Deployment in two months
The same lead times as for CashOnTime Collection were applied, i.e. around two months once the database was ready. “We were careful to identify areas for improvement, so as to set up as many customer transfers as possible. As the administrators were autonomous in managing the software, they were able to train the treasury team on part of the software and make them operational in their turn,” explains Lucas Stéphanie.

CashOnTime is not “magic”: beware of special cases!
Lucas Stéphanie admits that there are bound to be a few complicated customers to set up in the software. For example, some insurance companies send us transfers that include commissions and VAT. How can we automate these transfers? DIMO Software therefore set up special parameters to distinguish between the processing of amounts corresponding to insurance transfers, commissions and VAT. We know that there’s a small difference between the invoice amount and the transfer amount. By clicking on the “Insurance” button, the tool will automatically calculate the amount of the charge and the VAT.But sometimes, it’s better not to take the risk of automatically processing the case, especially when these customers represent only 2% of our customer transfers that can’t go through the software”.
Fanny Rondet admits: “In the tool, there is the automated part (the famous “over 80%”). And then DIMO Software supports users on the remaining work to be done, on the discrepancies encountered (supplier compensation, interest on arrears, down payments, proformas, etc.). The team will set up a “button” with the right accounting scheme, the right wording, the right information so that, with one click, the tool can send the right information to the organization’s accounting system and support employees on the remaining work to be done”.
Customer relationship management tools: a definite impact on the human factor
According to Lucas Stéphanie: “Before the tool was introduced, the people in my division were seen more as data entry agents. Since then, the tool has made the task more attractive: we do more analysis, we check that we’re charging the right customer account and sorting the right invoices. Accountants are more autonomous and have a major impact on customer balances: they are the first to receive transfers, and their ability to analyze them via the tool has a crucial impact on customer accounts”.
The 60% lettering target was quickly achieved within six months: “We’re now up to 75-80% automatic data entry. The time saved is enormous and represents the saving of one FTE. For large payers, we have three dealerships in the group that are mainly dedicated to PR (spare parts), with a fairly high volume of after-sales invoices.

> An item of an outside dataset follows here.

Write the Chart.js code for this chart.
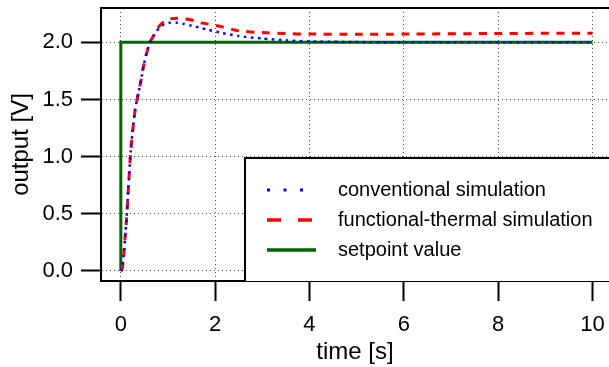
<!DOCTYPE html>
<html>
<head>
<meta charset="utf-8">
<title>output vs time</title>
<script src="https://cdn.jsdelivr.net/npm/chart.js@4/dist/chart.umd.min.js"></script>
<style>
  html, body { margin: 0; padding: 0; background: #fff; }
  #wrap { width: 609px; height: 367px; }
</style>
</head>
<body>
<div id="wrap"><canvas id="chart" width="609" height="367"></canvas></div>
<script>
// --- DATA ---
const time = [0, 0.03, 0.06, 0.09, 0.12, 0.15, 0.18, 0.21, 0.25, 0.30, 0.37, 0.43, 0.48, 0.55, 0.62, 0.69, 0.76, 0.83, 0.93, 1.05, 1.2, 1.35, 1.5, 1.7, 1.85, 2.1, 2.5, 3.0, 3.5, 4.0, 5.0, 6.0, 8.0, 10.0];
const conventional = [0, 0.02, 0.13, 0.29, 0.45, 0.65, 0.86, 1.05, 1.22, 1.40, 1.55, 1.67, 1.79, 1.91, 2.0, 2.05, 2.10, 2.13, 2.16, 2.17, 2.17, 2.16, 2.145, 2.125, 2.11, 2.085, 2.055, 2.033, 2.017, 2.008, 2.002, 2.0, 2.0, 2.0];
const functionalThermal = [0, 0.02, 0.13, 0.29, 0.45, 0.65, 0.86, 1.05, 1.22, 1.40, 1.55, 1.67, 1.79, 1.91, 2.0, 2.055, 2.11, 2.15, 2.185, 2.205, 2.21, 2.205, 2.195, 2.17, 2.16, 2.14, 2.10, 2.085, 2.076, 2.072, 2.07, 2.072, 2.077, 2.08];
const setpointTime = [0, 0, 10];
const setpointValue = [0, 2, 2];

const xTicks = [0, 2, 4, 6, 8, 10];
const yTicks = [0, 0.5, 1.0, 1.5, 2.0];
const seriesLabels = ['conventional simulation', 'functional-thermal simulation', 'setpoint value'];

const FONT = '"Liberation Sans", Arial, sans-serif';

function toPoints(xs, ys) {
  return xs.map((x, i) => ({ x: x, y: ys[i] }));
}

// no extra room for end labels, the ticks are not at the axis ends
function noLabelPadding(scale) {
  scale.paddingTop = 0;
  scale.paddingBottom = 0;
  scale.paddingLeft = 0;
  scale.paddingRight = 0;
}

// --- Legend box drawn inside the plot (white box, black frame) ---
const boxedLegend = {
  id: 'boxedLegend',
  afterDraw(chart) {
    const ctx = chart.ctx;
    const area = chart.chartArea;
    ctx.save();

    // top frame line
    ctx.strokeStyle = '#000';
    ctx.lineWidth = 2;
    ctx.beginPath();
    ctx.moveTo(area.left - 1, area.top);
    ctx.lineTo(area.right + 2, area.top);
    ctx.stroke();

    // legend box
    const bx = 245, by = 158;
    ctx.fillStyle = '#fff';
    ctx.fillRect(bx, by, 380, area.bottom - by);
    ctx.beginPath();
    ctx.moveTo(bx, area.bottom);
    ctx.lineTo(bx, by);
    ctx.lineTo(640, by);
    ctx.stroke();

    const rows = [190, 220, 250];
    const samples = [
      { color: 'blue', width: 3, dash: [3, 13.5], end: 304 },
      { color: 'red', width: 3.5, dash: [14, 17], end: 316 },
      { color: '#006400', width: 3.5, dash: [], end: 316 }
    ];
    samples.forEach((s, i) => {
      ctx.strokeStyle = s.color;
      ctx.lineWidth = s.width;
      ctx.setLineDash(s.dash);
      ctx.beginPath();
      ctx.moveTo(267, rows[i]);
      ctx.lineTo(s.end, rows[i]);
      ctx.stroke();
    });
    ctx.setLineDash([]);
    ctx.fillStyle = '#000';
    ctx.font = '20px ' + FONT;
    ctx.textBaseline = 'middle';
    ctx.textAlign = 'left';
    seriesLabels.forEach((label, i) => ctx.fillText(label, 338, rows[i]));
    ctx.restore();
  }
};

// --- Chart ---
const ctx = document.getElementById('chart').getContext('2d');
new Chart(ctx, {
  type: 'line',
  data: {
    datasets: [
      {
        label: seriesLabels[0],
        data: toPoints(time, conventional),
        borderColor: 'blue',
        borderWidth: 2.5,
        borderDash: [2.5, 4.5],
        pointRadius: 0,
        tension: 0.2,
        fill: false
      },
      {
        label: seriesLabels[1],
        data: toPoints(time, functionalThermal),
        borderColor: 'red',
        borderWidth: 3,
        borderDash: [8, 7.5],
        pointRadius: 0,
        tension: 0.2,
        fill: false
      },
      {
        label: seriesLabels[2],
        data: toPoints(setpointTime, setpointValue),
        borderColor: '#006400',
        borderWidth: 3,
        pointRadius: 0,
        tension: 0,
        fill: false
      }
    ]
  },
  options: {
    responsive: false,
    animation: false,
    devicePixelRatio: 1,
    layout: { padding: { top: 8, right: 0, left: 0, bottom: 0 } },
    plugins: {
      legend: { display: false },
      tooltip: { enabled: false }
    },
    scales: {
      x: {
        type: 'linear',
        min: -0.42,
        max: 10.35,
        afterBuildTicks: (scale) => { scale.ticks = xTicks.map(v => ({ value: v })); },
        afterFit: (scale) => { scale.height = 86; noLabelPadding(scale); },
        ticks: {
          color: '#000',
          font: { family: FONT, size: 22 },
          padding: 11,
          maxRotation: 0,
          callback: (v) => String(v)
        },
        grid: {
          color: 'rgba(0,0,0,0.7)',
          lineWidth: 1,
          tickLength: 20,
          tickColor: '#000',
          tickWidth: 2
        },
        border: { display: true, color: '#000', width: 2, dash: [1, 3] },
        title: {
          display: true,
          text: 'time [s]',
          color: '#000',
          font: { family: FONT, size: 24 },
          padding: { top: 0, bottom: 0 }
        }
      },
      y: {
        type: 'linear',
        min: -0.0875,
        max: 2.3,
        afterBuildTicks: (scale) => { scale.ticks = yTicks.map(v => ({ value: v })); },
        afterFit: (scale) => { scale.width = 101; noLabelPadding(scale); },
        ticks: {
          color: '#000',
          font: { family: FONT, size: 22 },
          padding: 8,
          callback: (v) => v.toFixed(1)
        },
        grid: {
          color: 'rgba(0,0,0,0.7)',
          lineWidth: 1,
          tickLength: 20,
          tickColor: '#000',
          tickWidth: 2
        },
        border: { display: true, color: '#000', width: 2, dash: [1, 3] },
        title: {
          display: true,
          text: 'output [V]',
          color: '#000',
          font: { family: FONT, size: 24 },
          padding: { top: 7, bottom: 0 }
        }
      }
    }
  },
  plugins: [boxedLegend]
});
</script>
</body>
</html>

For these dealerships, we generally received around ten monthly transfers, with between 600 and 900 invoices per transfer. Whereas it used to take an employee 2 to 2.5 days to enter these transfers, it now only takes half a day for all the transfers. Lettering has improved, oversights have been reduced, and employees have gained real added value in their jobs. To sum up: securing the flow of funds has led to improved collection.”